Robert Thomas (November 1781 – 1 July 1860) was a Welsh newspaper proprietor, printer and early settler of South Australia who was born on a farm 'Rhantregynwen', at Llanymynech, Powys, Wales.

In 1836, Thomas migrated to the new colony with his wife Mary and family on the , arriving at Holdfast Bay on 8 November. He printed Governor Hindmarsh's proclamation of the new colony (28 December 1836).
On 27 and 28 March 1837 he purchased from the South Australian Company, at auction, numerous plots of land as surveyed by Colonel Light in the new capital: Town Acres Nos. 41 on the north side of Rundle Street; 51, 56, and 58 on the north side of Hindley Street; 82 on the south side of Rundle Street; and in North Adelaide Nos. 729 on Brougham Place, and 891 and 893 on Burton Street.
Town Acre No. 56 would be the site of his first printery, where the first issue of the South Australian Gazette and Colonial Register was printed on 3 June 1837.
By 1838, the Register was a weekly newspaper. He also published the weekly Adelaide Chronicle and South Australian Literary Record (27 May 1840 – 18 May 1842).
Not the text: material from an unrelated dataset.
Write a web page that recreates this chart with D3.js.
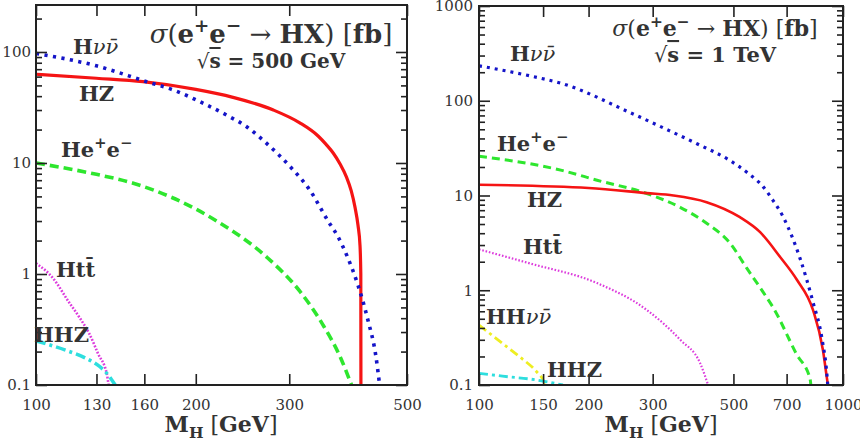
<!DOCTYPE html>
<html>
<head>
<meta charset="utf-8">
<script src="https://cdnjs.cloudflare.com/ajax/libs/d3/7.8.5/d3.min.js"></script>
<style>
body { margin: 0; background: #fff; }
svg { display: block; }
text { font-family: "DejaVu Serif", serif; fill: #333; }
</style>
</head>
<body>
<svg id="chart" width="860" height="446"></svg>
<script>
// sqrt(s) = 500 GeV, [M_H in GeV, sigma in fb]
var hnn500 = [[100, 97], [130, 75], [161.6, 54], [181.4, 45.5], [203.6, 35.7], [228.6, 27], [249.4, 21.2],
  [272, 15], [301, 9.3], [328, 5.7], [355, 3.0], [370, 2.2], [387, 1.39], [404, 0.8], [422, 0.385],
  [437, 0.18], [444, 0.1]];
var hz500 = [[100, 63], [130, 58], [159, 54], [200, 46], [235, 39], [280, 30], [314, 23], [340, 17.5],
  [352, 14.7], [363, 12.3], [374, 9.8], [384.4, 7.5], [392.6, 5.6], [399, 4.0], [404.2, 2.76],
  [407.8, 1.8], [409.2, 1.0], [409.4, 0.1]];
var he500 = [[100, 10], [130, 7.9], [152, 6.6], [219, 3.0], [272, 1.42], [314, 0.70],
  [347, 0.35], [374, 0.18], [393, 0.1]];
var htt500 = [[100, 1.25], [108, 0.9], [115, 0.57], [121, 0.40], [126, 0.29], [131, 0.19], [136, 0.125], [137, 0.1]];
var hhz500 = [[100, 0.25], [114, 0.205], [124, 0.175], [132, 0.146], [137, 0.122], [141, 0.1]];

// sqrt(s) = 1 TeV
var hnn1000 = [[100, 234], [138, 183], [170, 151], [260, 75], [320, 52], [397, 35.2], [489, 23.4], [545, 17.5],
  [603, 12.4], [642, 8.9], [684, 6.0], [724, 3.7], [762, 2.17], [827, 0.75], [876, 0.305], [904, 0.124], [908, 0.1]];
var hz1000 = [[100, 13], [200, 12], [289, 10.6], [342, 10.0], [422, 8.5], [521, 5.9], [592, 4.1], [671, 2.26],
  [747, 1.29], [827, 0.62], [881, 0.233], [903, 0.119], [909, 0.1]];
var he1000 = [[100, 26], [170, 18.3], [211, 14.5], [289, 10.5], [357, 7.5], [422, 5.1], [489, 3.15],
  [544, 1.71], [604, 0.95], [644, 0.65], [746, 0.21], [812, 0.116], [816, 0.1]];
var htt1000 = [[100, 2.7], [138, 1.92], [211, 1.19], [289, 0.62], [357, 0.30], [405, 0.17], [426, 0.1]];
var hhnn1000 = [[100, 0.43], [116, 0.275], [129, 0.2], [144, 0.138], [150, 0.113], [152, 0.1]];
var hhz1000 = [[100, 0.133], [116, 0.124], [144, 0.113], [170, 0.1]];

var xTicks500 = [100, 130, 160, 200, 300, 500];
var yTicks500 = [0.1, 1, 10, 100];
var xTicks1000 = [100, 150, 200, 300, 500, 700, 1000];
var yTicks1000 = [0.1, 1, 10, 100, 1000];

var svg = d3.select('#chart');

// text made of styled pieces: b = bold, i = italic, o = overline, sup / sub
function richText(g, x, y, parts, size, anchor) {
  var t = g.append('text')
    .attr('x', x).attr('y', y)
    .attr('font-size', size)
    .attr('text-anchor', anchor || 'start');
  var shift = 0;
  parts.forEach(function(p) {
    var s = (p[1] || '').split(' ');
    var target = s.indexOf('sup') >= 0 ? -0.42 * size : (s.indexOf('sub') >= 0 ? 0.25 * size : 0);
    var sp = t.append('tspan')
      .attr('dy', target - shift)
      .attr('font-weight', s.indexOf('b') >= 0 ? 'bold' : 'normal')
      .attr('font-style', s.indexOf('i') >= 0 ? 'italic' : 'normal')
      .text(p[0]);
    if (target !== 0) sp.attr('font-size', size * 0.7);
    if (s.indexOf('o') >= 0) sp.style('text-decoration', 'overline');
    shift = target;
  });
  return t;
}

function minorTicks(domain) {
  var out = [];
  for (var e = Math.floor(Math.log10(domain[0])); e <= Math.ceil(Math.log10(domain[1])); e++) {
    for (var k = 2; k <= 9; k++) {
      var v = k * Math.pow(10, e);
      if (v > domain[0] && v < domain[1]) out.push(v);
    }
  }
  return out;
}

function drawPanel(p, id) {
  var x = d3.scaleLog().domain(p.xDomain).range([p.left, p.right]);
  var y = d3.scaleLog().domain(p.yDomain).range([p.bottom, p.top]);
  var g = svg.append('g');

  g.append('clipPath').attr('id', 'clip' + id)
    .append('rect')
    .attr('x', p.left).attr('y', p.top)
    .attr('width', p.right - p.left).attr('height', p.bottom - p.top);

  var line = d3.line()
    .x(function(d) { return x(d[0]); })
    .y(function(d) { return y(d[1]); })
    .curve(d3.curveMonotoneX);

  g.append('g').attr('clip-path', 'url(#clip' + id + ')')
    .selectAll('path')
    .data(p.curves)
    .enter().append('path')
    .attr('d', function(c) { return line(c.data); })
    .attr('fill', 'none')
    .attr('stroke', function(c) { return c.color; })
    .attr('stroke-width', function(c) { return c.width; })
    .attr('stroke-dasharray', function(c) { return c.dash; });

  var fmt = function(d) { return String(d); };
  var styleAxis = function(a) {
    a.select('.domain').remove();
    a.selectAll('line').attr('stroke', '#222').attr('stroke-width', 1.6);
    a.selectAll('text').attr('font-family', '"DejaVu Serif", serif').attr('font-size', 15).attr('fill', '#333');
  };
  var minor = minorTicks(p.yDomain);

  g.append('g').attr('transform', 'translate(0,' + p.bottom + ')')
    .call(d3.axisBottom(x).tickValues(p.xTicks).tickFormat(fmt).tickSize(-11).tickPadding(14))
    .call(styleAxis);
  g.append('g').attr('transform', 'translate(0,' + p.top + ')')
    .call(d3.axisTop(x).tickValues(p.xTicks).tickFormat('').tickSize(-11))
    .call(styleAxis);
  g.append('g').attr('transform', 'translate(' + p.left + ',0)')
    .call(d3.axisLeft(y).tickValues(p.yTicks).tickFormat(fmt).tickSize(-11).tickPadding(p.yPad))
    .call(styleAxis);
  g.append('g').attr('transform', 'translate(' + p.left + ',0)')
    .call(d3.axisLeft(y).tickValues(minor).tickFormat('').tickSize(-6))
    .call(styleAxis);
  g.append('g').attr('transform', 'translate(' + p.right + ',0)')
    .call(d3.axisRight(y).tickValues(p.yTicks).tickFormat('').tickSize(-11))
    .call(styleAxis);
  g.append('g').attr('transform', 'translate(' + p.right + ',0)')
    .call(d3.axisRight(y).tickValues(minor).tickFormat('').tickSize(-6))
    .call(styleAxis);

  g.append('rect')
    .attr('x', p.left).attr('y', p.top)
    .attr('width', p.right - p.left).attr('height', p.bottom - p.top)
    .attr('fill', 'none').attr('stroke', '#222').attr('stroke-width', 2);

  p.labels.forEach(function(l) {
    richText(g, l.x, l.y, l.parts, l.size, l.anchor);
  });
}

var title = [['σ', 'i'], ['('], ['e', 'b'], ['+', 'b sup'], ['e', 'b'], ['−', 'b sup'], [' → '], ['HX', 'b'], [')'], [' ['], ['fb', 'b'], [']']];
var xLabel = [['M', 'b'], ['H', 'b sub'], [' ['], ['GeV', 'b'], [']']];
var nunu = [['H', 'b'], ['νν\u0304', 'i']];
var hee = [['He', 'b'], ['+', 'b sup'], ['e', 'b'], ['−', 'b sup']];
var htt = [['Htt\u0304', 'b']];

drawPanel({
  left: 36, right: 407, top: 5, bottom: 385,
  xDomain: [100, 500], yDomain: [0.1, 265],
  xTicks: xTicks500, yTicks: yTicks500, yPad: 5,
  curves: [
    { data: he500, color: '#2ee62e', width: 3.6, dash: '9 5' },
    { data: hz500, color: '#f51414', width: 3.2, dash: null },
    { data: hnn500, color: '#1414c8', width: 3.6, dash: '3.2 5.4' },
    { data: htt500, color: '#dd3cdd', width: 2.6, dash: '1.8 1.6' },
    { data: hhz500, color: '#2edede', width: 3.6, dash: '10 4 3 4' }
  ],
  labels: [
    { x: 271, y: 43, parts: title, size: 26, anchor: 'middle' },
    { x: 271, y: 68, parts: [['√'], ['s', 'b o'], [' = 500 GeV', 'b']], size: 20, anchor: 'middle' },
    { x: 221, y: 432, parts: xLabel, size: 22, anchor: 'middle' },
    { x: 73, y: 54, parts: nunu, size: 21 },
    { x: 79, y: 101, parts: [['HZ', 'b']], size: 21 },
    { x: 61, y: 157, parts: hee, size: 21 },
    { x: 56, y: 277, parts: htt, size: 21 },
    { x: 34, y: 342, parts: [['HHZ', 'b']], size: 21 }
  ]
}, 'a');

drawPanel({
  left: 479, right: 843, top: 6, bottom: 385,
  xDomain: [100, 1000], yDomain: [0.1, 1000],
  xTicks: xTicks1000, yTicks: yTicks1000, yPad: 6,
  curves: [
    { data: he1000, color: '#2ee62e', width: 3, dash: '8 5' },
    { data: hz1000, color: '#f51414', width: 2.6, dash: null },
    { data: hnn1000, color: '#1414c8', width: 3.2, dash: '3 5' },
    { data: htt1000, color: '#dd3cdd', width: 2.2, dash: '1.6 1.8' },
    { data: hhnn1000, color: '#eeee22', width: 2.8, dash: '9 4 3 4' },
    { data: hhz1000, color: '#2edede', width: 2.8, dash: '9 4 3 4' }
  ],
  labels: [
    { x: 715, y: 36, parts: title, size: 22, anchor: 'middle' },
    { x: 715, y: 62, parts: [['√'], ['s', 'b o'], [' = 1 TeV', 'b']], size: 21, anchor: 'middle' },
    { x: 661, y: 432, parts: xLabel, size: 22, anchor: 'middle' },
    { x: 510, y: 61, parts: nunu, size: 21 },
    { x: 497, y: 151, parts: hee, size: 21 },
    { x: 527, y: 207, parts: [['HZ', 'b']], size: 21 },
    { x: 523, y: 254, parts: htt, size: 21 },
    { x: 486, y: 324, parts: [['HH', 'b'], ['νν\u0304', 'i']], size: 21 },
    { x: 547, y: 377, parts: [['HHZ', 'b']], size: 21 }
  ]
}, 'b');
</script>
</body>
</html>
Thomas also printed copies of the South Australian Church Hymn Book for the Rev. Charles Howard, the Royal South Australian Almanac (1838-1842) and from 1839, the Port Lincoln Herald and South Australian Commercial Advertiser.

The Register had a fierce policy of independence and this resulted in conflict with Governor George Gawler, who it often criticised for his economic policies. Gawler was particularly attacked in September 1840 over his ordering of the execution of two Ngarrindjeri men as a reprisal for the killing and dismembering of the survivors of the Maria shipwreck on the Coorong the previous July. As a result, the Government ceased to use the services of Robert Thomas & Co. from 11 November 1840 as Government printer, especially of the Government Gazette – a loss to the company of £1650 a year.

After an unsuccessful trip to London to protest the loss of business from the Government, he returned to Adelaide, where he continued to be involved in further printing and publishing. He died on 1 July 1860 at his home in Hindley Street.

==Family==
His wife Mary Thomas, née Harris (30 August 1787 – 10 February 1875) was a poet and diarist, who published The Diary of Mary Thomas, which is considered a valuable history of her voyage on the Africaine and the early days of the colony. Children aboard Africaine were:
- Frances Amelia Thomas (c. 1818 – 27 February 1855) married solicitor and artist John Michael Skipper (18 June 1815 – 7 December 1883) on 28 December 1840. He married again, to Mary Thomas (c. 1813 – 28 April 1883) on 28 April 1856.
- Spencer John Skipper (c. 1848 – September 1903), journalist remembered as "Hugh Kalyptus" of the Register.
- William Kyffin Thomas (1821–1878), became a proprietor of the South Australian Register.
- Mary Thomas (c. 1823 – 28 April 1883) married her sister's widower John Michael Skipper (c. 1817 – 7 December 1883) on 28 April 1856
- Helen Thomas (6 July 1825 – 17 August 1921) married Swiss pianist Alfredo Placido "Alfred" Mantegani (1829 – 5 June 1861) on 25 June 1855.
- Teresa Victoria Mantegani (c. 1856 – 19 Jun 1937) married Miles Horatio Beevor in 1878
- Alfred Victor Mantegani (c. 1859 – 24 Aug 1926) married Ellen Deveny in 1898
Another son, Robert George Thomas, (16 February 1820 – 14 April 1883) arrived with G. S. Kingston, aboard Cygnet in 1836, worked as a surveyor (he drafted the original plan of the City of Adelaide), then in 1846 returned to England. He was back in Adelaide in 1861 and served for a time as later Government Architect before reverting to private practice.